This was one of the findings revealed by Tania Yuki, founder/ceo of Shareablee, a digital/social analytics consultancy, at the Advertising Research Foundation's Industry Leader Forum in New York.
She explained that Shareablee has developed a tool that measures the cross-platform social performance of over 55,000 brands daily and which "provides brands with a data-driven playbook that reveals the evolving rules, ROI factors and motivations of their social media customers – as well as the engaged fans of competitors".
And when Shareablee dug down into Hispanic-American brand engagement on Facebook, it discovered that BelVita had the greatest staying power, engaging 43% of this audience. (For more, including which brands overindex with Hispanic consumers, read Warc's exclusive report: Mondelez tops US Hispanic-American social-media brand index.)
That was, however, the only Mondelez brand to appear in the Shareablee top ten. A more consistent performance came from Procter & Gamble, the FMCG business, with four of its brands featuring: Oral-B (31%), Clairol (30%), Pepto-Bismol (29%) and Gillette Venus (28%) occupied fourth to seventh places.

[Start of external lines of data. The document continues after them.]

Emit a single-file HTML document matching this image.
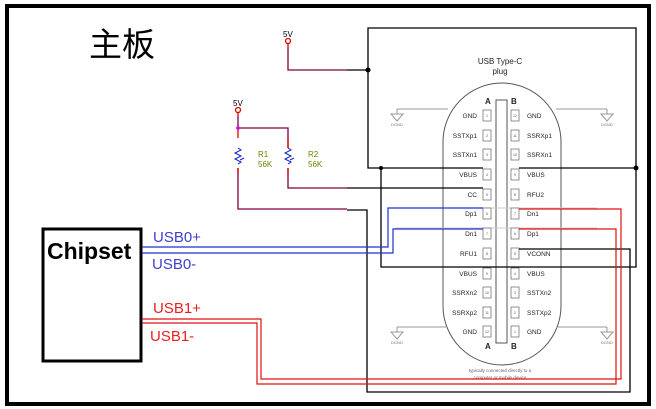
<!DOCTYPE html>
<html><head><meta charset="utf-8"><style>
html,body{margin:0;padding:0;background:#fff;}
svg{display:block;font-family:"Liberation Sans",Arial,sans-serif;}
</style></head><body>
<svg width="656" height="409" viewBox="0 0 656 409" xmlns="http://www.w3.org/2000/svg">
<rect x="7" y="6" width="642" height="398" fill="none" stroke="#000" stroke-width="4"/>
<text x="89" y="56" font-size="33" font-family="'Noto Sans CJK SC',sans-serif" fill="#000">主板</text>

<!-- connector -->
<g fill="none" stroke="#555" stroke-width="1">
<path d="M443,142 A59,59 0 0 1 561,142 L561,306 A59,59 0 0 1 443,306 Z"/>
<path d="M496,343 L496,100 L507,100 L507,343 Z"/>
</g>
<g stroke="#999" stroke-width="1" fill="none">
<path d="M397,109 H448 M556,109 H607 M397,109 V114 M607,109 V114 M397,327 H446 M558,327 H607 M397,327 V332 M607,327 V332"/>
<path d="M391,114 H403 L397,121 Z M601,114 H613 L607,121 Z M391,332 H403 L397,339 Z M601,332 H613 L607,339 Z"/>
<path d="M395,208 H597 M395,228 H597" stroke="#ccc"/>
</g>
<g font-size="4" fill="#777"><text x="391" y="126">DGND</text><text x="601" y="126">DGND</text><text x="391" y="344">DGND</text><text x="601" y="344">DGND</text></g>
<text x="500" y="64" font-size="8" text-anchor="middle" fill="#222">USB Type-C</text>
<text x="500" y="74" font-size="8" text-anchor="middle" fill="#222">plug</text>
<text x="485" y="104" font-size="8" font-weight="bold" fill="#222">A</text>
<text x="511" y="104" font-size="8" font-weight="bold" fill="#222">B</text>
<text x="485" y="349" font-size="8" font-weight="bold" fill="#222">A</text>
<text x="511" y="349" font-size="8" font-weight="bold" fill="#222">B</text>
<g font-size="6.5" fill="#222">
<g text-anchor="end">
<text x="477" y="118">GND</text><text x="477" y="138">SSTXp1</text><text x="477" y="157">SSTXn1</text><text x="477" y="177">VBUS</text><text x="477" y="197">CC</text><text x="477" y="216">Dp1</text><text x="477" y="236">Dn1</text><text x="477" y="256">RFU1</text><text x="477" y="276">VBUS</text><text x="477" y="295">SSRXn2</text><text x="477" y="315">SSRXp2</text><text x="477" y="334">GND</text>
</g>
<text x="527" y="118">GND</text><text x="527" y="138">SSRXp1</text><text x="527" y="157">SSRXn1</text><text x="527" y="177">VBUS</text><text x="527" y="197">RFU2</text><text x="527" y="216">Dn1</text><text x="527" y="236">Dp1</text><text x="527" y="256">VCONN</text><text x="527" y="276">VBUS</text><text x="527" y="295">SSTXn2</text><text x="527" y="315">SSTXp2</text><text x="527" y="334">GND</text>
</g>
<g fill="#fff" stroke="#777" stroke-width="0.8">
<rect x="483" y="110" width="8" height="11"/><rect x="483" y="130" width="8" height="11"/><rect x="483" y="149" width="8" height="11"/><rect x="483" y="169" width="8" height="11"/><rect x="483" y="189" width="8" height="11"/><rect x="483" y="208" width="8" height="11"/><rect x="483" y="228" width="8" height="11"/><rect x="483" y="248" width="8" height="11"/><rect x="483" y="268" width="8" height="11"/><rect x="483" y="287" width="8" height="11"/><rect x="483" y="307" width="8" height="11"/><rect x="483" y="326" width="8" height="11"/>
<rect x="511" y="110" width="8" height="11"/><rect x="511" y="130" width="8" height="11"/><rect x="511" y="149" width="8" height="11"/><rect x="511" y="169" width="8" height="11"/><rect x="511" y="189" width="8" height="11"/><rect x="511" y="208" width="8" height="11"/><rect x="511" y="228" width="8" height="11"/><rect x="511" y="248" width="8" height="11"/><rect x="511" y="268" width="8" height="11"/><rect x="511" y="287" width="8" height="11"/><rect x="511" y="307" width="8" height="11"/><rect x="511" y="326" width="8" height="11"/>
</g>
<g font-size="3.5" fill="#555" text-anchor="middle">
<text x="487" y="117">1</text><text x="487" y="137">2</text><text x="487" y="156">3</text><text x="487" y="176">4</text><text x="487" y="196">5</text><text x="487" y="215">6</text><text x="487" y="235">7</text><text x="487" y="255">8</text><text x="487" y="275">9</text><text x="487" y="294">10</text><text x="487" y="314">11</text><text x="487" y="333">12</text>
<text x="515" y="117">12</text><text x="515" y="137">11</text><text x="515" y="156">10</text><text x="515" y="176">9</text><text x="515" y="196">8</text><text x="515" y="215">7</text><text x="515" y="235">6</text><text x="515" y="255">5</text><text x="515" y="275">4</text><text x="515" y="294">3</text><text x="515" y="314">2</text><text x="515" y="333">1</text>
</g>
<text x="500" y="372" font-size="4.5" text-anchor="middle" fill="#666">typically connected directly to a</text>
<text x="500" y="379" font-size="4.5" text-anchor="middle" fill="#666">computer or mobile device</text>

<!-- black wiring -->
<g fill="none" stroke="#000" stroke-width="1.3">
<path d="M368,70 V28 H636 V267 H381 V168 H368 V70"/>
<path d="M381,168 H483 M519,168 H636"/>
<path d="M347,70 H368"/>
<path d="M347,188 H483"/>
<path d="M347,210 H367 V392 H630 V249 H519"/>
</g>
<circle cx="368" cy="70" r="2.5"/><circle cx="381" cy="168" r="2"/><circle cx="636" cy="168" r="2.5"/>

<!-- 5V nets -->
<g fill="none" stroke="#800040" stroke-width="1.3">
<path d="M288,47 V70 H347"/>
<path d="M238,116 V128 H288 V148"/>
<path d="M238,168 V209 H347"/>
<path d="M288,168 V188 H347"/>
</g>
<g fill="none" stroke="#e00000" stroke-width="1.3">
<path d="M288,43 v4 M238,112 v4 M238,128 v10 M288,138 v10 M238,168 v6 M288,168 v6"/>
<circle cx="288" cy="41" r="2.5"/><circle cx="238" cy="110" r="2.5"/>
</g>
<g fill="none" stroke="#1020c0" stroke-width="1">
<path d="M238,148 l3,2 l-6,3 l6,3 l-6,3 l6,3 l-3,2 M288,148 l3,2 l-6,3 l6,3 l-6,3 l6,3 l-3,2"/>
<path d="M240,160 l4,-2 M290,160 l4,-2"/>
</g>
<circle cx="238" cy="128" r="1.8" fill="#e000e0"/>
<text x="283" y="37" font-size="8" fill="#000">5V</text>
<text x="233" y="106" font-size="8" fill="#000">5V</text>
<g font-size="8" fill="#708000"><text x="258" y="157">R1</text><text x="258" y="167">56K</text><text x="308" y="157">R2</text><text x="308" y="167">56K</text></g>

<!-- chipset -->
<rect x="43" y="229" width="98" height="132" fill="none" stroke="#000" stroke-width="3"/>
<text x="47" y="259" font-size="23" font-weight="bold" fill="#000">Chipset</text>
<g font-size="15"><text x="153" y="242" fill="#4040d0">USB0+</text><text x="152" y="269" fill="#4040d0">USB0-</text>
<text x="153" y="313" fill="#e82020">USB1+</text><text x="150" y="341" fill="#e82020">USB1-</text></g>
<g fill="none" stroke="#2030d0" stroke-width="1.2">
<path d="M142,247 H388 V208 H483"/>
<path d="M142,253 H393 V229 H483"/>
</g>
<g fill="none" stroke="#e01010" stroke-width="1.2">
<path d="M142,319 H261 V379 H621 V209 H519"/>
<path d="M142,323 H257 V384 H616 V229 H519"/>
</g>
</svg>
</body></html>
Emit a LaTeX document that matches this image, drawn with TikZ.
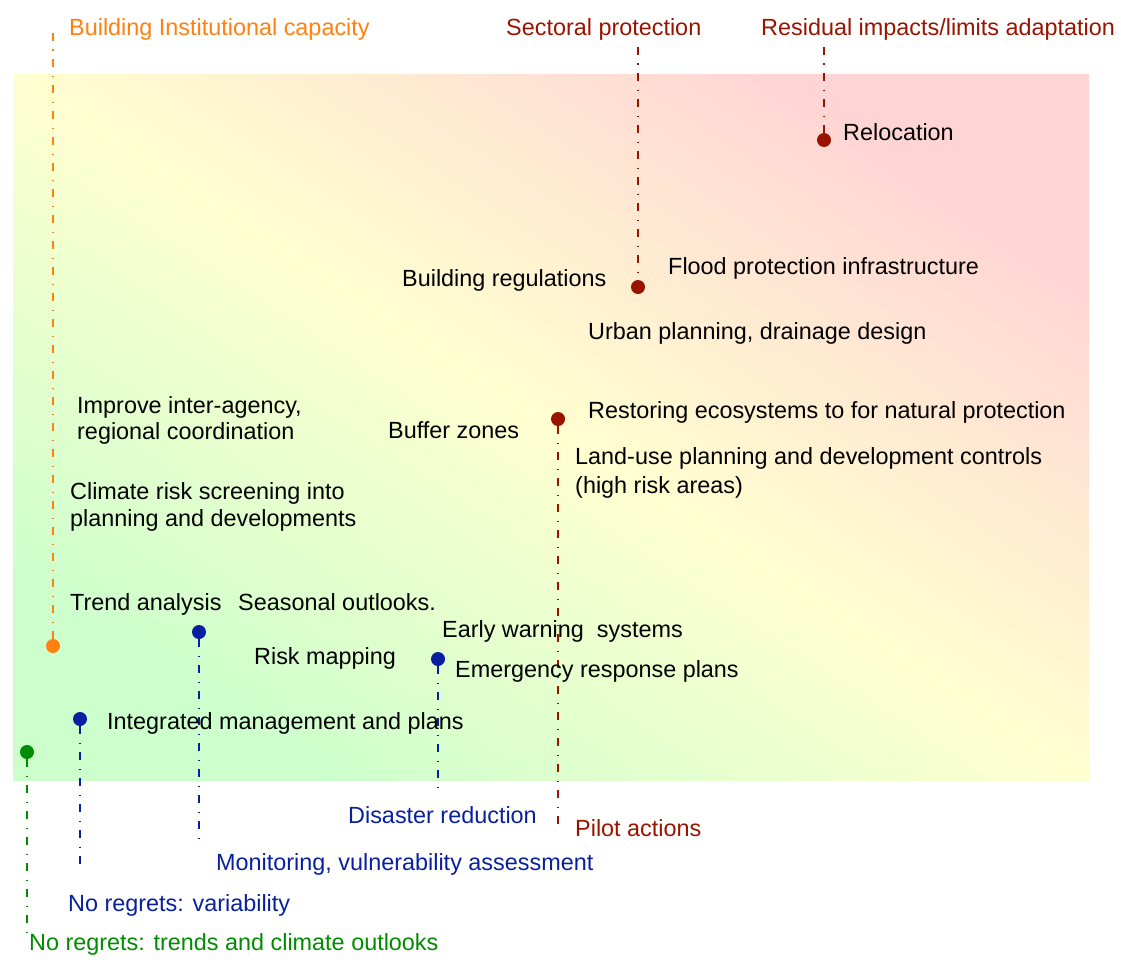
\documentclass[tikz,border=0pt]{standalone}
\usepackage{fontspec}
\setmainfont{Liberation Sans}
\definecolor{bgG}{RGB}{204,255,204}
\definecolor{bgY}{RGB}{255,255,208}
\definecolor{bgP}{RGB}{255,212,212}
\definecolor{cOr}{RGB}{255,128,16}
\definecolor{cRd}{RGB}{153,20,0}
\definecolor{cBl}{RGB}{8,32,160}
\definecolor{cGr}{RGB}{0,140,0}
\pgfdeclarehorizontalshading{bgshade}{100bp}{color(0bp)=(bgG); color(25bp)=(bgG); color(50bp)=(bgY); color(75bp)=(bgP); color(100bp)=(bgP)}
\tikzset{
  lbl/.style={anchor=base west, inner sep=0pt, font=\fontsize{23.4}{28}\selectfont},
  dot/.style={circle, fill=#1, inner sep=0pt, minimum size=14pt},
  stem/.style={draw=#1, line width=2.2pt, dash pattern=on 8pt off 8.5pt on 1.5pt off 8pt},
}
\begin{document}
\begin{tikzpicture}[x=1pt,y=-1pt]
\useasboundingbox (0,0) rectangle (1121,966);
\shade[shading=bgshade, shading angle=56.7] (13,74) rectangle (1089,780);

% dots
\node[dot=cOr] (dOr) at (53,646) {};
\node[dot=cRd] (dRel) at (824,140) {};
\node[dot=cRd] (dSec) at (638,287) {};
\node[dot=cRd] (dPil) at (558,419) {};
\node[dot=cBl] (dMon) at (199,632) {};
\node[dot=cBl] (dDis) at (438,659) {};
\node[dot=cBl] (dVar) at (80,719) {};
\node[dot=cGr] (dTr) at (27,752) {};

% free ends
\coordinate (eOr) at (53,33);
\coordinate (eRel) at (824,47);
\coordinate (eSec) at (638,47);
\coordinate (ePil) at (558,831);
\coordinate (eMon) at (199,845);
\coordinate (eDis) at (438,792);
\coordinate (eVar) at (80,871);
\coordinate (eTr) at (27,938);

\draw[stem=cOr] (eOr) -- (dOr);
\draw[stem=cRd] (eRel) -- (dRel);
\draw[stem=cRd] (eSec) -- (dSec);
\draw[stem=cRd] (dPil) -- (ePil);
\draw[stem=cBl] (dMon) -- (eMon);
\draw[stem=cBl] (dDis) -- (eDis);
\draw[stem=cBl] (dVar) -- (eVar);
\draw[stem=cGr] (dTr) -- (eTr);

% category labels
\node[lbl, text=cOr] (tOr) at (69,36) {Building Institutional capacity};
\node[lbl, text=cRd] (tSec) at (506,36) {Sectoral protection};
\node[lbl, text=cRd] (tRel) at (761,36) {Residual impacts/limits adaptation};
\node[lbl, text=cBl] (tDis) at (348,823) {Disaster reduction};
\node[lbl, text=cRd] (tPil) at (575,836) {Pilot actions};
\node[lbl, text=cBl] (tMon) at (216,870) {Monitoring, vulnerability assessment};
\node[lbl, text=cBl] (tVar) at (68,911) {No regrets: variability};
\node[lbl, text=cGr] (tTr) at (29,950) {No regrets: trends and climate outlooks};

% items
\node[lbl] (iRel) at (843,140) {Relocation};
\node[lbl] (iFlood) at (668,274) {Flood protection infrastructure};
\node[lbl] (iBReg) at (402,286) {Building regulations};
\node[lbl] (iUrban) at (588,339) {Urban planning, drainage design};
\node[lbl] (iImpA) at (77,413) {Improve inter-agency,};
\node[lbl] (iImpB) at (77,439) {regional coordination};
\node[lbl] (iBuf) at (388,438) {Buffer zones};
\node[lbl] (iRest) at (588,418) {Restoring ecosystems to for natural protection};
\node[lbl] (iLandA) at (575,464) {Land-use planning and development controls};
\node[lbl] (iLandB) at (575,493) {(high risk areas)};
\node[lbl] (iClimA) at (70,499) {Climate risk screening into};
\node[lbl] (iClimB) at (70,526) {planning and developments};
\node[lbl] (iTrend) at (70,610) {Trend analysis};
\node[lbl] (iSeas) at (238,610) {Seasonal outlooks.};
\node[lbl] (iEarly) at (442,637) {Early warning\ \ systems};
\node[lbl] (iRisk) at (254,664) {Risk mapping};
\node[lbl] (iEmer) at (455,677) {Emergency response plans};
\node[lbl] (iInt) at (107,729) {Integrated management and plans};
\end{tikzpicture}
\end{document}
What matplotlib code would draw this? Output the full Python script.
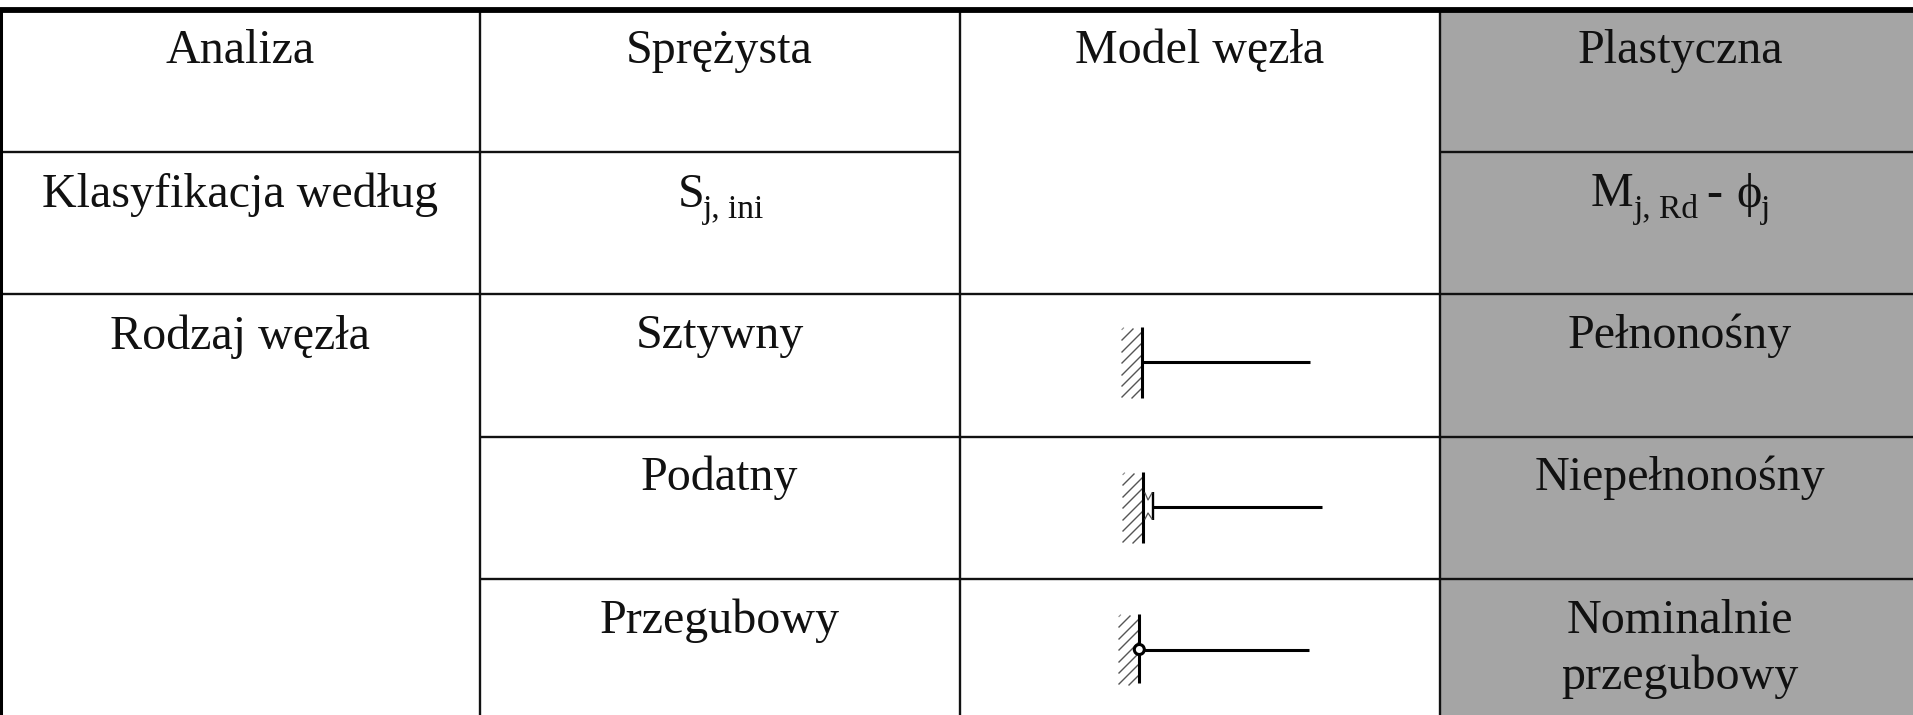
import matplotlib
matplotlib.use("Agg")
import matplotlib.pyplot as plt
from matplotlib.patches import Rectangle, Circle

plt.rcParams['font.family'] = ['Liberation Serif', 'DejaVu Sans']

W, H = 1913, 715
col_edges = [0, 480, 960, 1440, 1913]
row_edges = [10, 152, 294, 436.5, 578.5, 715]
GRAY = '#A5A5A5'

col0 = ['Analiza', 'Klasyfikacja według', 'Rodzaj węzła']
col1 = ['Sprężysta', None, 'Sztywny', 'Podatny', 'Przegubowy']
col2_head = 'Model węzła'
col3 = ['Plastyczna', None, 'Pełnonośny', 'Niepełnonośny', 'Nominalnie', 'przegubowy']

FS = 34.6
SUB = 24

fig = plt.figure(figsize=(W / 100, H / 100), dpi=100, facecolor='white')
ax = fig.add_axes([0, 0, 1, 1])
ax.set_xlim(0, W)
ax.set_ylim(H, 0)
ax.axis('off')

ax.add_patch(Rectangle((col_edges[3], row_edges[0]), col_edges[4] - col_edges[3],
                       H - row_edges[0], fc=GRAY, ec='none', zorder=0))


def hline(y, x0, x1, lw=1.7):
    ax.plot([x0, x1], [y, y], color='#111111', lw=lw, solid_capstyle='butt', zorder=2)


def vline(x, y0, y1, lw=1.7, color='#111111'):
    ax.plot([x, x], [y0, y1], color=color, lw=lw, solid_capstyle='butt', zorder=2)


hline(row_edges[1], 0, 960)
hline(row_edges[1], 1440, W)
hline(row_edges[2], 0, W)
hline(row_edges[3], 480, W)
hline(row_edges[4], 480, W)
for x in col_edges[1:4]:
    vline(x, 10, H)
vline(1, 10, H, lw=2.9, color='black')
ax.plot([0, W], [10, 10], color='black', lw=4.2, solid_capstyle='butt', zorder=2)


def txt(x, y, s, size=FS, ha='center'):
    ax.text(x, y, s, fontsize=size, ha=ha, va='baseline', color='#111111', zorder=3)


txt(240, 63, col0[0])
txt(240, 207, col0[1])
txt(240, 349, col0[2])
txt(719.5, 63, col1[0])
txt(719.5, 348, col1[2])
txt(719.5, 490, col1[3])
txt(719.5, 633, col1[4])
txt(1200, 63, col2_head)
txt(1680, 63, col3[0])
txt(1680, 348, col3[2])
txt(1680, 490, col3[3])
txt(1680, 633, col3[4])
txt(1680, 689, col3[5])

# S_j,ini
txt(678, 207, 'S', ha='left')
txt(703, 218, 'j, ini', size=SUB, ha='left')
# M_j,Rd - phi_j
txt(1591, 206, 'M', ha='left')
txt(1634, 218, 'j, Rd', size=SUB, ha='left')
txt(1706, 207, '-', ha='left')
txt(1736, 207, 'ϕ', ha='left')
txt(1761, 218, 'j', size=SUB, ha='left')

SYM_LW = 2.2
HATCH_STARTS = [12, 24, 35, 47, 58, 69]


def hatch(x_wall, y0):
    left = x_wall - 20
    for k in HATCH_STARTS:
        ya = y0 + k
        run = min(19, k - 1)
        ax.plot([left, left + run], [ya, ya - run], color='#555555', lw=1.0, zorder=1)
    ax.plot([left, left + 1.5], [y0 + 1.5, y0], color='#888888', lw=0.8, zorder=1)
    ax.plot([x_wall - 10, x_wall - 1], [y0 + 70, y0 + 61], color='#555555', lw=1.0, zorder=1)


def member(x0, x1, y):
    ax.plot([x0, x1], [y, y], color='black', lw=SYM_LW, solid_capstyle='butt', zorder=4)


# rigid
vline(1142, 327, 398, lw=SYM_LW, color='black')
hatch(1142, 328)
member(1142, 1310, 362)

# semi-rigid
vline(1143, 472, 543, lw=SYM_LW, color='black')
hatch(1143, 473)
member(1153, 1322, 506.5)
vline(1153, 492, 520, lw=1.7, color='black')
ax.plot([1145, 1148, 1152], [493, 500, 493], color='#555555', lw=0.9, zorder=3)
ax.plot([1145, 1148, 1152], [519, 513, 519], color='#555555', lw=0.9, zorder=3)

# pinned
vline(1139, 614, 683, lw=SYM_LW, color='black')
hatch(1139, 615)
member(1139, 1309, 649.5)
ax.add_patch(Circle((1139.3, 649.5), 5, fc='white', ec='black', lw=2.2, zorder=5))

fig.savefig('out.png', dpi=100, facecolor='white')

Above P&G's brands were Lancôme's L'Oréal (34%) and Johnson & Johnson's Aveeno (33%), in second and third places respectively.
Yuki also disclosed that Hispanic-Americans averaged 1.6 online "actions" – defined as sharing content generated by brand communications – compared with 1.3 for the total US audience engagement with television programming.
Moreover, an audience-loyalty index demonstrated that Hispanic-Americans were 19% more likely to re-engage, month over month, than the average US TV-network social audience.
Yuki noted that if a brand was paying to activate a person for the first or second time, it was important to know they would come back to engage again – "that you're not just having to pay to get them to do something the first time every single time".